Show Review: Wavves and SadGirl at Launchpad in Albuquerque, NM

I have vague memories of discovering Wavves through skate videos as a really young kid. Like probably shouldn’t have been allowed on the internet young, but hey for all of the traumatizing things I found surfing the web at that age hearing a kick-ass new band is pretty much the internet equivalent of going to Sunday school.

This goes without saying but having known the band since early childhood and never having had a chance to see them live, this was an exciting opportunity. Judging from the age of the crowd it was a lot of people’s first Wavves show too. Albuquerque doesn’t have a ton of all-ages shows, bar the pretty vibrant seedy underground of anything goes basement shows, so just about every kid in the city came out to pack the mosh pit.
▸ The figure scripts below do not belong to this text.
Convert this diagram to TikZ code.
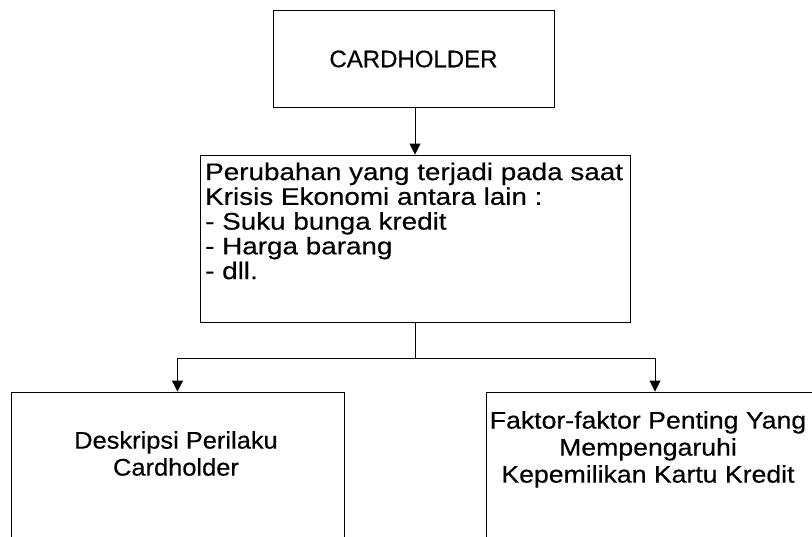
\documentclass[tikz,border=0pt]{standalone}
\usepackage{fontspec}
\setmainfont{Liberation Sans}
\newfontfamily\fcard[FakeBold=0.4]{Liberation Sans}
\newfontfamily\fmid[FakeStretch=1.16,FakeBold=0.4]{Liberation Sans}
\newfontfamily\fleft[FakeStretch=1.06,FakeBold=0.4]{Liberation Sans}
\newfontfamily\fright[FakeStretch=1.11,FakeBold=0.4]{Liberation Sans}
\usetikzlibrary{arrows.meta}
\begin{document}
\begin{tikzpicture}[x=1pt,y=-1pt,
  box/.style={draw=black, line width=0.9pt, inner sep=0pt, rectangle},
  arr/.style={-{Triangle[width=11pt,length=11pt]}, line width=0.9pt},
  line/.style={line width=0.9pt},
  txt/.style={inner sep=0pt}]
\clip (0,0) rectangle (812,536);
\node[box, minimum width=281pt, minimum height=97pt] (card) at (413.5,58.5) {};
\node[txt, font=\fcard\fontsize{24}{27}\selectfont] (cardt) at (413.5,59) {CARDHOLDER};
\node[box, minimum width=430pt, minimum height=167pt] (mid) at (415,238.5) {};
\node[txt, anchor=north west, align=left, font=\fmid\fontsize{24}{24.75}\selectfont] (midt) at (205,162.5)
  {Perubahan yang terjadi pada saat\\Krisis Ekonomi antara lain :\\- Suku bunga kredit\\- Harga barang\\- dll.};
\node[box, minimum width=333pt, minimum height=300pt] (left) at (177.5,542) {};
\node[txt, anchor=north, align=center, font=\fleft\fontsize{24}{27}\selectfont] (leftt) at (176,431)
  {Deskripsi Perilaku\\Cardholder};
\node[box, minimum width=338pt, minimum height=300pt] (right) at (655,542) {};
\node[txt, anchor=north, align=center, font=\fright\fontsize{24}{27}\selectfont] (rightt) at (648,411)
  {Faktor-faktor Penting Yang\\Mempengaruhi\\Kepemilikan Kartu Kredit};
\draw[arr] (mid.north |- card.south) -- (mid.north);
\coordinate (j) at (415,358);
\draw[line] (mid.south) -- (j);
\draw[arr] (j) -| (left.north);
\draw[arr] (j) -| (right.north);
\end{tikzpicture}
\end{document}
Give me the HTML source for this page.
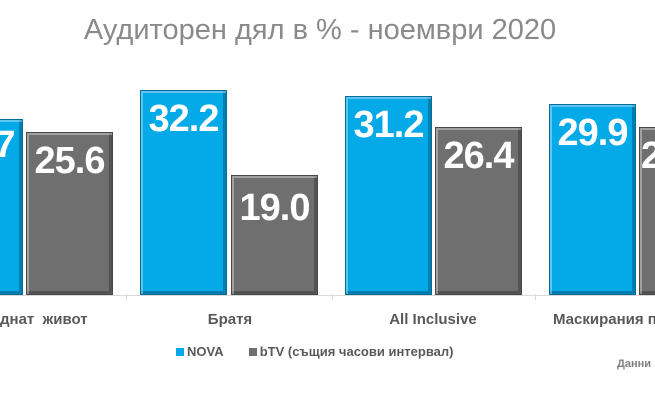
<!DOCTYPE html>
<html><head><meta charset="utf-8"><style>
body{margin:0;background:#fff;font-family:"Liberation Sans","DejaVu Sans",sans-serif}
#w{position:relative;width:655px;height:402px;overflow:hidden}
.b{position:absolute;box-sizing:border-box;border:1px solid rgba(0,0,0,.35);box-shadow:inset 2px 2px 0 rgba(255,255,255,.35),inset -3px -3px 0 rgba(0,0,0,.25)}
.n{background:#04a9e8}.g{background:#6f6f6f}
.v{position:absolute;color:#fff;font-weight:bold;font-size:38px;width:87px;text-align:center;letter-spacing:-1px}
.c{position:absolute;top:311px;font-size:15px;font-weight:bold;color:#595959;text-align:center;white-space:nowrap}
.t{position:absolute;top:294px;width:1px;height:6px;background:#d9d9d9}
</style></head><body><div id="w">
<div style="position:absolute;top:14px;left:0;width:640px;text-align:center;font-size:29px;color:#8a8a8a">Аудиторен дял в % - ноември 2020</div>
<div style="position:absolute;left:0;top:295px;width:655px;height:1px;background:#d9d9d9"></div>
<div class="t" style="left:126px"></div><div class="t" style="left:332px"></div><div class="t" style="left:535px"></div>
<div class="b n" style="left:-64px;top:119px;width:87px;height:176px"></div>
<div class="v" style="left:-64px;top:124px">27.7</div>
<div class="b g" style="left:26px;top:132px;width:87px;height:163px"></div>
<div class="v" style="left:26px;top:140px">25.6</div>
<div class="b n" style="left:140px;top:90px;width:87px;height:205px"></div>
<div class="v" style="left:140px;top:98px">32.2</div>
<div class="b g" style="left:231px;top:175px;width:87px;height:120px"></div>
<div class="v" style="left:231px;top:187px">19.0</div>
<div class="b n" style="left:345px;top:96px;width:87px;height:199px"></div>
<div class="v" style="left:345px;top:104px">31.2</div>
<div class="b g" style="left:435px;top:127px;width:87px;height:168px"></div>
<div class="v" style="left:435px;top:135px">26.4</div>
<div class="b n" style="left:549px;top:104px;width:87px;height:191px"></div>
<div class="v" style="left:549px;top:112px">29.9</div>
<div class="b g" style="left:639px;top:127px;width:87px;height:168px"></div>
<div class="v" style="left:641px;top:135px;text-align:left">26.4</div>
<div class="c" style="left:0;text-align:left">днат&nbsp;&nbsp;живот</div>
<div class="c" style="left:180px;width:100px">Братя</div>
<div class="c" style="left:363px;width:140px">All Inclusive</div>
<div class="c" style="left:553px;text-align:left">Маскирания певец</div>
<div style="position:absolute;top:344px;left:176px;font-size:13px;font-weight:bold;color:#595959;white-space:nowrap">
<span style="display:inline-block;width:8px;height:8px;background:#04a9e8;margin-right:3px"></span>NOVA
<span style="display:inline-block;width:8px;height:8px;background:#6f6f6f;margin:0 3px 0 22px"></span>bTV (същия часови интервал)</div>
<div style="position:absolute;top:358px;left:617px;font-size:11px;font-weight:bold;color:#7f7f7f;white-space:nowrap">Данни</div>
</div></body></html>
What ensued was a night of somewhat controlled chaos. A short set from local band Crime Lab delivered to a pretty sparsely populated audience kicked off the night. The band had good energy, riling up the crowd with some quality pop-punk tunes.

With the venue slowly packing SadGirl took the stage. An L.A. group, their set spanned across a pretty deep discography with a majority coming from their latest record, Goodbye Queenie. They struck a good mix between freak psych-rock jams and soulful ballads. It was clear the audience wasn’t in the mood to be lulled by soul jams which the band picked up on, turning the second half of the set into an intense, noisy riff-fest. Ending on a high note they said good night, leaving most of the crowd begging for an encore.

After a long break between bands, the crowd began to chant for Wavves to take the stage. At close to 10:00, they did just that. Not wasting any time, the band jumped right in, and the crowd followed suit. From the get-go, it was a rowdy show. Within the first track, a stage diver tripped over the bass rig unplugging it entirely and the bouncers dragged a pair who started a fight out the backdoor in a chokehold.

The band blazed on only stopping once when someone yelled “I want to have your baby” at Nathan Williams. The setlist included a lot of tracks off of the new record Hideaway with a few earlier hits like “Green Eyes” and “King Of The Beach” sprinkled in. After the band said goodnight, they laid their instruments down leaving a wall of feedback noise and a totally awe-struck crowd.

Between the stellar performances, great atmosphere, and intimate venue this show was a crazy amount of fun. It only took a decade or so years for me to catch a Wavves show, but it was well worth the wait.